What to do: Repeat the material verbatim. Images are excluded from the copy.
-- start of Given material --
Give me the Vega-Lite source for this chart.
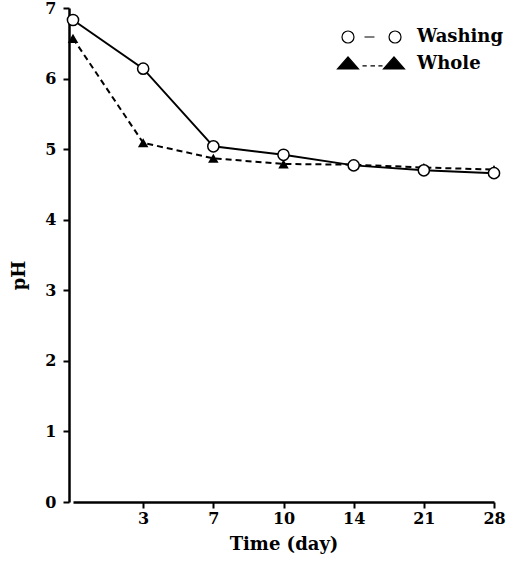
{
  "$schema": "https://vega.github.io/schema/vega-lite/v6.json",
  "width": 425,
  "height": 494,
  "autosize": "none",
  "padding": {"left": 69, "top": 8, "right": 20, "bottom": 59},
  "background": "white",
  "config": {
    "view": {"stroke": null},
    "font": "DejaVu Serif",
    "axis": {"grid": false, "domainColor": "black", "domainWidth": 2.5, "labelColor": "black", "titleColor": "black", "labelFontWeight": "bold", "titleFontWeight": "bold", "labelFontSize": 16, "titleFontSize": 18}
  },
  "data": {
    "values": [
      {"day": 0, "pH": 6.83, "series": "Washing"},
      {"day": 3, "pH": 6.14, "series": "Washing"},
      {"day": 7, "pH": 5.04, "series": "Washing"},
      {"day": 10, "pH": 4.92, "series": "Washing"},
      {"day": 14, "pH": 4.77, "series": "Washing"},
      {"day": 21, "pH": 4.7, "series": "Washing"},
      {"day": 28, "pH": 4.66, "series": "Washing"},
      {"day": 0, "pH": 6.57, "series": "Whole"},
      {"day": 3, "pH": 5.09, "series": "Whole"},
      {"day": 7, "pH": 4.87, "series": "Whole"},
      {"day": 10, "pH": 4.79, "series": "Whole"},
      {"day": 14, "pH": 4.78, "series": "Whole"},
      {"day": 21, "pH": 4.74, "series": "Whole"},
      {"day": 28, "pH": 4.71, "series": "Whole"}
    ]
  },
  "encoding": {
    "x": {
      "field": "day", "type": "ordinal",
      "scale": {"type": "point", "domain": [0, 3, 7, 10, 14, 21, 28], "range": [4, 425], "padding": 0},
      "axis": {"values": [3, 7, 10, 14, 21, 28], "ticks": true, "tickSize": 6, "tickWidth": 2, "tickColor": "#000000", "tickOpacity": 1, "labelAngle": 0, "labelPadding": 2, "title": "Time (day)", "titlePadding": 9}
    },
    "y": {
      "field": "pH", "type": "quantitative",
      "scale": {"domain": [0, 7], "nice": false, "zero": true},
      "axis": {"values": [0, 1, 2, 3, 4, 5, 6, 7], "ticks": true, "tickSize": 6, "tickWidth": 2, "tickColor": "#000000", "tickOpacity": 1, "labelPadding": 7, "title": "pH", "titlePadding": 16, "titleY": 267}
    }
  },
  "layer": [
    {
      "transform": [{"filter": "datum.series === 'Washing'"}],
      "mark": {"type": "line", "color": "black", "strokeWidth": 2},
      "encoding": {}
    },
    {
      "transform": [{"filter": "datum.series === 'Whole'"}],
      "mark": {"type": "line", "color": "black", "strokeWidth": 2, "strokeDash": [6, 4]},
      "encoding": {}
    },
    {
      "transform": [{"filter": "datum.series === 'Whole'"}],
      "mark": {"type": "point", "shape": "triangle-up", "filled": true, "color": "black", "size": 110, "opacity": 1},
      "encoding": {}
    },
    {
      "transform": [{"filter": "datum.series === 'Washing'"}],
      "mark": {"type": "point", "shape": "circle", "filled": true, "fill": "white", "stroke": "black", "strokeWidth": 1.5, "size": 125, "opacity": 1},
      "encoding": {}
    },
    {
      "mark": {"type": "point", "filled": true, "strokeWidth": 1.2, "opacity": 1, "size": 0},
      "encoding": {
        "shape": {"field": "series", "type": "nominal", "scale": {"domain": ["Washing", "Whole"], "range": ["M0.8,0A0.8,0.8,0,1,1,-0.8,0A0.8,0.8,0,1,1,0.8,0ZM2.2,0L3.53,0M7.07,0A0.8,0.8,0,1,1,5.47,0A0.8,0.8,0,1,1,7.07,0Z", "M0,-0.95L1.4,0.65L-1.4,0.65ZM1.93,0.25L2.5,0.25M3.0,0.25L3.6,0.25M4.05,0.25L4.6,0.25M6.13,-0.95L7.53,0.65L4.73,0.65Z"]},
          "legend": {
            "orient": "none", "legendX": 270, "legendY": 20, "title": null, "padding": 0,
            "symbolSize": 225, "symbolStrokeWidth": 1.2, "symbolStrokeColor": "black", "symbolOpacity": 1,
            "labelFont": "DejaVu Serif", "labelFontWeight": "bold", "labelFontSize": 18, "labelColor": "black",
            "labelOffset": 60, "rowPadding": 8
          }
        },
        "fill": {"field": "series", "type": "nominal", "scale": {"domain": ["Washing", "Whole"], "range": ["white", "black"]}},
        "stroke": {"field": "series", "type": "nominal", "scale": {"domain": ["Washing", "Whole"], "range": ["black", "black"]}}
      }
    }
  ]
}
-- end of Given material --
Exercise output:
Give me the Vega-Lite source for this chart.
{
  "$schema": "https://vega.github.io/schema/vega-lite/v6.json",
  "width": 425,
  "height": 494,
  "autosize": "none",
  "padding": {"left": 69, "top": 8, "right": 20, "bottom": 59},
  "background": "white",
  "config": {
    "view": {"stroke": null},
    "font": "DejaVu Serif",
    "axis": {"grid": false, "domainColor": "black", "domainWidth": 2.5, "labelColor": "black", "titleColor": "black", "labelFontWeight": "bold", "titleFontWeight": "bold", "labelFontSize": 16, "titleFontSize": 18}
  },
  "data": {
    "values": [
      {"day": 0, "pH": 6.83, "series": "Washing"},
      {"day": 3, "pH": 6.14, "series": "Washing"},
      {"day": 7, "pH": 5.04, "series": "Washing"},
      {"day": 10, "pH": 4.92, "series": "Washing"},
      {"day": 14, "pH": 4.77, "series": "Washing"},
      {"day": 21, "pH": 4.7, "series": "Washing"},
      {"day": 28, "pH": 4.66, "series": "Washing"},
      {"day": 0, "pH": 6.57, "series": "Whole"},
      {"day": 3, "pH": 5.09, "series": "Whole"},
      {"day": 7, "pH": 4.87, "series": "Whole"},
      {"day": 10, "pH": 4.79, "series": "Whole"},
      {"day": 14, "pH": 4.78, "series": "Whole"},
      {"day": 21, "pH": 4.74, "series": "Whole"},
      {"day": 28, "pH": 4.71, "series": "Whole"}
    ]
  },
  "encoding": {
    "x": {
      "field": "day", "type": "ordinal",
      "scale": {"type": "point", "domain": [0, 3, 7, 10, 14, 21, 28], "range": [4, 425], "padding": 0},
      "axis": {"values": [3, 7, 10, 14, 21, 28], "ticks": true, "tickSize": 6, "tickWidth": 2, "tickColor": "#000000", "tickOpacity": 1, "labelAngle": 0, "labelPadding": 2, "title": "Time (day)", "titlePadding": 9}
    },
    "y": {
      "field": "pH", "type": "quantitative",
      "scale": {"domain": [0, 7], "nice": false, "zero": true},
      "axis": {"values": [0, 1, 2, 3, 4, 5, 6, 7], "ticks": true, "tickSize": 6, "tickWidth": 2, "tickColor": "#000000", "tickOpacity": 1, "labelPadding": 7, "title": "pH", "titlePadding": 16, "titleY": 267}
    }
  },
  "layer": [
    {
      "transform": [{"filter": "datum.series === 'Washing'"}],
      "mark": {"type": "line", "color": "black", "strokeWidth": 2},
      "encoding": {}
    },
    {
      "transform": [{"filter": "datum.series === 'Whole'"}],
      "mark": {"type": "line", "color": "black", "strokeWidth": 2, "strokeDash": [6, 4]},
      "encoding": {}
    },
    {
      "transform": [{"filter": "datum.series === 'Whole'"}],
      "mark": {"type": "point", "shape": "triangle-up", "filled": true, "color": "black", "size": 110, "opacity": 1},
      "encoding": {}
    },
    {
      "transform": [{"filter": "datum.series === 'Washing'"}],
      "mark": {"type": "point", "shape": "circle", "filled": true, "fill": "white", "stroke": "black", "strokeWidth": 1.5, "size": 125, "opacity": 1},
      "encoding": {}
    },
    {
      "mark": {"type": "point", "filled": true, "strokeWidth": 1.2, "opacity": 1, "size": 0},
      "encoding": {
        "shape": {"field": "series", "type": "nominal", "scale": {"domain": ["Washing", "Whole"], "range": ["M0.8,0A0.8,0.8,0,1,1,-0.8,0A0.8,0.8,0,1,1,0.8,0ZM2.2,0L3.53,0M7.07,0A0.8,0.8,0,1,1,5.47,0A0.8,0.8,0,1,1,7.07,0Z", "M0,-0.95L1.4,0.65L-1.4,0.65ZM1.93,0.25L2.5,0.25M3.0,0.25L3.6,0.25M4.05,0.25L4.6,0.25M6.13,-0.95L7.53,0.65L4.73,0.65Z"]},
          "legend": {
            "orient": "none", "legendX": 270, "legendY": 20, "title": null, "padding": 0,
            "symbolSize": 225, "symbolStrokeWidth": 1.2, "symbolStrokeColor": "black", "symbolOpacity": 1,
            "labelFont": "DejaVu Serif", "labelFontWeight": "bold", "labelFontSize": 18, "labelColor": "black",
            "labelOffset": 60, "rowPadding": 8
          }
        },
        "fill": {"field": "series", "type": "nominal", "scale": {"domain": ["Washing", "Whole"], "range": ["white", "black"]}},
        "stroke": {"field": "series", "type": "nominal", "scale": {"domain": ["Washing", "Whole"], "range": ["black", "black"]}}
      }
    }
  ]
}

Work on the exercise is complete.